The authors of this paper show that discarding information is not necessary and propose to explain this theory with empirical evidence. This paper also provides an understanding of the variability reduction process by proposing an invertible convolutional network. The i-RevNet does not discard any information about the input while classifying images. It has a built-in pseudo-inverse, allowing for easy inversion. It basically uses linear and invertible operators for performing downsampling, instead of non-invertible variants like spatial pooling.
i-RevNet is an invertible deep network, which builds upon the recently introduced RevNet, where the non-invertible components of the original RevNets are replaced by invertible ones. i-RevNets retain all information about the input signal in any of their intermediate representations up until the last layer. They achieve the same performance on Imagenet compared to similar non-invertible RevNet and ResNet architectures.

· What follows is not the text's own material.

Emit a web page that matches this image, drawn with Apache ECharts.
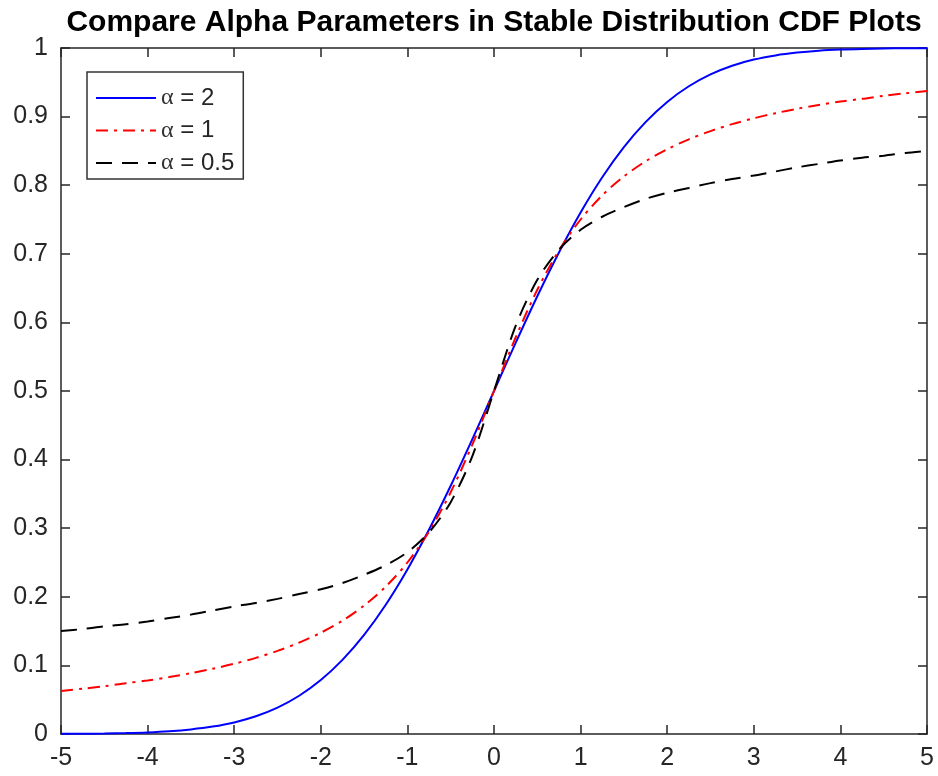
<!DOCTYPE html>
<html><head><meta charset="utf-8">
<script src="https://cdn.jsdelivr.net/npm/echarts@6/dist/echarts.min.js"></script>
<style>html,body{margin:0;padding:0;background:#fff}#c{width:938px;height:776px}</style>
</head><body><div id="c"></div>
<script>
const xValues = [-5,-4.75,-4.5,-4.25,-4,-3.75,-3.5,-3.25,-3,-2.75,-2.5,-2.25,-2,-1.75,-1.5,-1.25,-1,-0.75,-0.5,-0.25,0,
                 0.25,0.5,0.75,1,1.25,1.5,1.75,2,2.25,2.5,2.75,3,3.25,3.5,3.75,4,4.25,4.5,4.75,5];
const alpha2 = [0.0002,0.0004,0.0007,0.0013,0.0023,0.004,0.0067,0.0108,0.0169,0.0259,0.0385,0.0558,0.0786,0.108,0.1444,0.1884,0.2398,0.298,0.3618,0.4298,0.5,
                0.5702,0.6382,0.702,0.7602,0.8116,0.8556,0.892,0.9214,0.9442,0.9615,0.9741,0.9831,0.9892,0.9933,0.996,0.9977,0.9987,0.9993,0.9996,0.9998];
const alpha1 = [0.0628,0.066,0.0696,0.0741,0.078,0.083,0.0886,0.095,0.1024,0.111,0.1211,0.1331,0.1476,0.1652,0.1872,0.2148,0.25,0.2952,0.3524,0.422,0.5,
                0.578,0.6476,0.7048,0.75,0.7852,0.8128,0.8348,0.8524,0.8669,0.8789,0.889,0.8976,0.905,0.9114,0.917,0.922,0.9259,0.9304,0.934,0.9372];
const alpha05 = [0.150,0.153,0.157,0.160,0.164,0.169,0.174,0.180,0.186,0.191,0.197,0.204,0.211,0.220,0.232,0.246,0.265,0.294,0.338,0.405,0.5,
                 0.595,0.662,0.706,0.735,0.754,0.768,0.780,0.789,0.796,0.803,0.809,0.814,0.820,0.826,0.831,0.836,0.840,0.843,0.847,0.850];
const seriesNames = ['α = 2','α = 1','α = 0.5'];
const titleText = 'Compare Alpha Parameters in Stable Distribution CDF Plots';

const pairs = arr => xValues.map((x,i)=>[x,arr[i]]);
const axisColor = '#262626';
const labelFont = {fontFamily:'Liberation Sans, Arial, sans-serif', fontSize:25, color:axisColor};
const chart = echarts.init(document.getElementById('c'), null, {renderer:'canvas'});
chart.setOption({
  animation:false,
  backgroundColor:'#fff',
  title:{text:titleText, left:489, top:3, textAlign:'center',
    textStyle:{fontFamily:'Liberation Sans, Arial, sans-serif', fontWeight:'bold', fontSize:30, color:'#000'}},
  grid:{left:61, right:11, top:48, bottom:42, containLabel:false},
  legend:{
    data:seriesNames, orient:'vertical', left:87, top:72,
    itemWidth:60, itemHeight:14, itemGap:8.5,
    padding:[14,9,4,8],
    borderColor:'#333', borderWidth:1.5, backgroundColor:'#fff',
    itemStyle:{opacity:0},
    formatter: n => '{a|α}{b|' + n.slice(1) + '}',
    textStyle:{rich:{
      a:{fontFamily:'Liberation Serif, serif', fontSize:24, color:'#333', lineHeight:24},
      b:{fontFamily:'Liberation Sans, Arial, sans-serif', fontSize:24, color:'#262626', lineHeight:24}
    }}
  },
  xAxis:[
    {type:'value', min:-5, max:5, interval:1, position:'bottom',
     axisLine:{show:true, onZero:false, lineStyle:{color:axisColor, width:1.5}},
     axisTick:{show:true, inside:true, length:9, lineStyle:{color:axisColor, width:1.5}},
     axisLabel:Object.assign({margin:12}, labelFont),
     splitLine:{show:false}},
    {type:'value', min:-5, max:5, interval:1, position:'top',
     axisLine:{show:true, onZero:false, lineStyle:{color:axisColor, width:1.5}},
     axisTick:{show:true, inside:true, length:9, lineStyle:{color:axisColor, width:1.5}},
     axisLabel:{show:false}, splitLine:{show:false}}
  ],
  yAxis:[
    {type:'value', min:0, max:1, interval:0.1, position:'left',
     axisLine:{show:true, onZero:false, lineStyle:{color:axisColor, width:1.5}},
     axisTick:{show:true, inside:true, length:9, lineStyle:{color:axisColor, width:1.5}},
     axisLabel:Object.assign({margin:13}, labelFont),
     splitLine:{show:false}},
    {type:'value', min:0, max:1, interval:0.1, position:'right',
     axisLine:{show:true, onZero:false, lineStyle:{color:axisColor, width:1.5}},
     axisTick:{show:true, inside:true, length:9, lineStyle:{color:axisColor, width:1.5}},
     axisLabel:{show:false}, splitLine:{show:false}}
  ],
  series:[
    {name:seriesNames[0], type:'line', data:pairs(alpha2), smooth:0.3, symbol:'none',
     lineStyle:{color:'#0000ff', width:2}, itemStyle:{color:'#0000ff'}},
    {name:seriesNames[1], type:'line', data:pairs(alpha1), smooth:0.3, symbol:'none',
     lineStyle:{color:'#ff0000', width:2, type:[12,6,3,6]}, itemStyle:{color:'#ff0000'}},
    {name:seriesNames[2], type:'line', data:pairs(alpha05), smooth:0.3, symbol:'none',
     lineStyle:{color:'#000000', width:2, type:[16,10]}, itemStyle:{color:'#000000'}}
  ]
});
</script></body></html>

The above image describes the blocks of an i-RevNet. The strategy implemented by an i-RevNet consists in an alternation between additions, and nonlinear operators, while progressively down-sampling the signal operators. The pair of the final layer is concatenated through a merging operator. Using this architecture, the authors avoid the non-invertible modules of a RevNet (e.g. max-pooling or strides) which are necessary to train them in a reasonable time and are designed to build invariance w.r.t. Translation variability. Their method replaces the non-invertible modules by linear and invertible modules Sj, that can reduce the spatial resolution while maintaining the layer’s size by increasing the number of channels.
Overall Score: 25/30
Average Score: 8.3
Reviewers agreed the paper is a strong contribution, despite some comments about the significance of the result; i.e., why is invertibility a "surprising" property for learnability, in the sense that F(x) = {x, phi(x)}, where phi is a standard CNN satisfies both properties: invertible and linear measurements of F producing good classification. Having said that, the reviews agreed that the paper is well written and easy to follow and considered it to be a great contribution to the ICLR conference.